May was Mental Health Month and the University of Waterloo has invested time and effort to run special events, and programming promoting awareness to get a dialogue going within and beyond the school community.

Initiated in the past 12 months, the University has pushed several initiatives towards raising awareness about mental health issues, as well as provide students with more resources for counselling, accommodations, and help on campus.

According to Matthew Gran, the UW Director of Media Relations and Issues Management, “this has included in person and online education, awareness building and outreach well beyond Mental Health Month, and include peer support groups, anxiety and depression workshops, seminars on coping skills, and stress reduction programs.”

“In particular, Grant said, “the work around the President’s Advisory Committee on Student Mental Health (PAC-SMH) has brought a great deal of attention to this important issue.”

Feridun Hamdullahpur, UW President, convened the PAC-SMH during the spring of 2017.

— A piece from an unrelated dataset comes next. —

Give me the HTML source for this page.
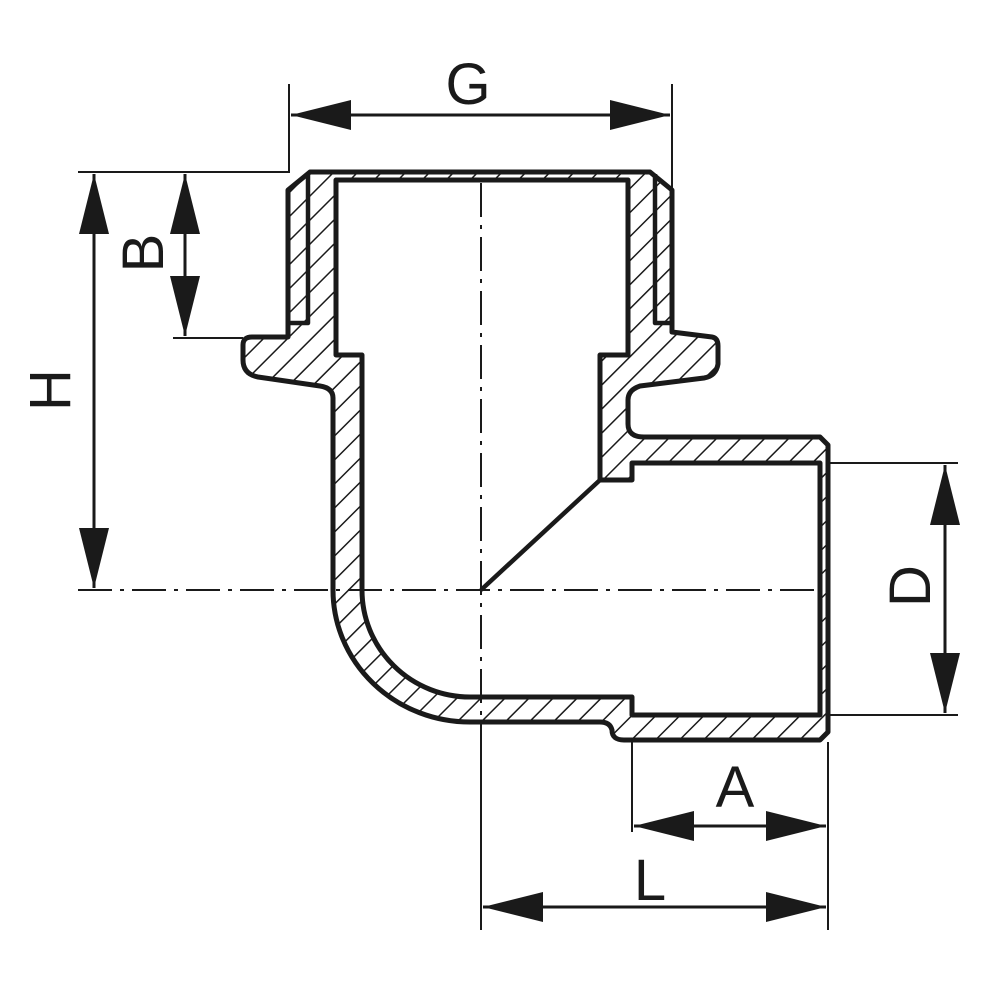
<!DOCTYPE html>
<html><head><style>html,body{margin:0;padding:0;background:#fff}svg{display:block}</style></head>
<body>
<svg width="1000" height="1000" viewBox="0 0 1000 1000" xmlns="http://www.w3.org/2000/svg">
<defs>
<pattern id="h" patternUnits="userSpaceOnUse" width="17" height="17" patternTransform="rotate(45)">
<rect width="17" height="17" fill="#fff"/>
<line x1="0" y1="0" x2="0" y2="17" stroke="#1a1a1a" stroke-width="3"/>
</pattern>
<marker id="a" viewBox="0 0 60 30" refX="60" refY="15" markerWidth="60" markerHeight="30" markerUnits="userSpaceOnUse" orient="auto-start-reverse">
<path d="M0,0 L60,15 L0,30 Z" fill="#1a1a1a"/>
</marker>
</defs>
<g fill="none" stroke="#1a1a1a" stroke-linejoin="round">
<path fill="url(#h)" fill-rule="evenodd" stroke-width="5" d="
M310,172 L650,172 L672,190 L672,332 L712,337 Q718,338 718,346 L718,364 Q716,376 704,378 L640,386 Q628,390 628,400 L628,424 Q628,437 644,437 L820,437 L828,445 L828,732 L820,740 L624,740 Q612,740 612,730 Q610,722 600,722 L470,722 A137,132 0 0 1 333,590 L333,398 Q333,388 320,386 L258,377 Q243,374 243,360 L243,345 Q243,337 252,337 L288,337 L288,190 Z
M336,180 L628,180 L628,355 L600,355 L600,480 L632,480 L632,463 L820,463 L820,715 L632,715 L632,697 L470,697 A108,107 0 0 1 362,590 L362,355 L336,355 Z"/>
<g stroke-width="4.5">
<path d="M308,174 L308,323 L290,323"/>
<path d="M655,174 L655,323 L670,323"/>
<path d="M600,480 L481,590"/>
</g>
<g stroke-width="2" stroke-dasharray="34,8,4,8">
<line x1="481" y1="183" x2="481" y2="720"/>
<line x1="78" y1="590" x2="820" y2="590"/>
</g>
<g stroke-width="2">
<line x1="289" y1="84" x2="289" y2="172"/>
<line x1="672" y1="84" x2="672" y2="190"/>
<line x1="78" y1="172" x2="290" y2="172"/>
<line x1="173" y1="338" x2="243" y2="338"/>
<line x1="830" y1="463" x2="958" y2="463"/>
<line x1="830" y1="715" x2="958" y2="715"/>
<line x1="632" y1="742" x2="632" y2="832"/>
<line x1="828" y1="742" x2="828" y2="930"/>
<line x1="481" y1="720" x2="481" y2="930"/>
</g>
<g stroke-width="3">
<line x1="291" y1="115" x2="670" y2="115" marker-start="url(#a)" marker-end="url(#a)"/>
<line x1="94" y1="174" x2="94" y2="588" marker-start="url(#a)" marker-end="url(#a)"/>
<line x1="185" y1="174" x2="185" y2="336" marker-start="url(#a)" marker-end="url(#a)"/>
<line x1="945" y1="465" x2="945" y2="713" marker-start="url(#a)" marker-end="url(#a)"/>
<line x1="634" y1="826" x2="826" y2="826" marker-start="url(#a)" marker-end="url(#a)"/>
<line x1="483" y1="907" x2="826" y2="907" marker-start="url(#a)" marker-end="url(#a)"/>
</g>
</g>
<g font-family="Liberation Sans, sans-serif" font-size="58" fill="#1a1a1a" text-anchor="middle">
<text x="468" y="104">G</text>
<text x="735" y="807">A</text>
<text x="650" y="900">L</text>
<text transform="translate(70,390) rotate(-90)">H</text>
<text transform="translate(163,253) rotate(-90)">B</text>
<text transform="translate(930,586) rotate(-90)">D</text>
</g>
</svg>
</body></html>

The committee is collecting and reviewing data to investigate the roots of student anxiety, depression, and stress and provides insight on how the University can move forward with initiatives that will mitigate mental health issues proactively rather than reactively. PAC-SMH reached out to students, alumni, staff, faculty and the community on these issues.

The PAC-SMH initiative was designed to examine the current status of student mental health on campus and explore ways to further support students who are struggling, increase awareness of mental health services and to help reduce societal stigma around the issue.

Dr. John Hirdes, a professor at the University of Waterloo’s Faculty of Applied Health Sciences, is leading the review and implementation of these initiatives. He specializes in youth mental health.

March 14 marked the PAC-SMH’s first year with an open forum. The following month saw the release of the committee’s Executive Summary and Recommendations.

In total, the PAC-SMH had 36 recommendations covering the five key areas of campus policies and practices, inclusive and supportive campus culture, mental awareness and communication, prevention and early intervention and service access and delivery.

Following the report, UW committed to investing $1.2 million towards increasing the number of mental health professionals on campus to assist students,  bringing the number to over 70.

In addition to the mental health and wellness professionals within the University, Campus Wellness provides a full list of available services in the Kitchener-Waterloo community and how students can access them.

As UW is uniquely situated as a university with an extensive co-op program with a significant portion of students often living away on their work terms, there is concern regarding how the school can provide resources and accommodate their mental health needs.

“There are a number of supports and processes in place to assist students who are on co-op,” according to Grant.

“Co-op advisors, located across the country, connect with students during their term by email and in person. To aid in this relationship, students maintain the same advisor through their time at Waterloo. Most of these advisors are certified in Mental Health First Aid Training,” Grant said.

“The Centre for Career Action offers students help and guidance on a variety of issues while they are not on campus through phone, Skype as well as in person as students require,” Grant said.

Students and other members of the UW community have expressed concern that initiatives toward mental health are a temporary fix and will not address them in the long term.

In response, the University emphasizes that its mental health initiatives will be proactive, to create a campus culture that acknowledges that students do struggle with mental health, that they are not alone, and there are resources and services in place that can help them.

The University will continue to increase education around mental health and available services as well supporting actions that reduce mental health stigma in all its forms.

“The overall vision of our campus is to continue to foster an environment where individuals who may be struggling with mental health challenges feel comfortable,” Grant said.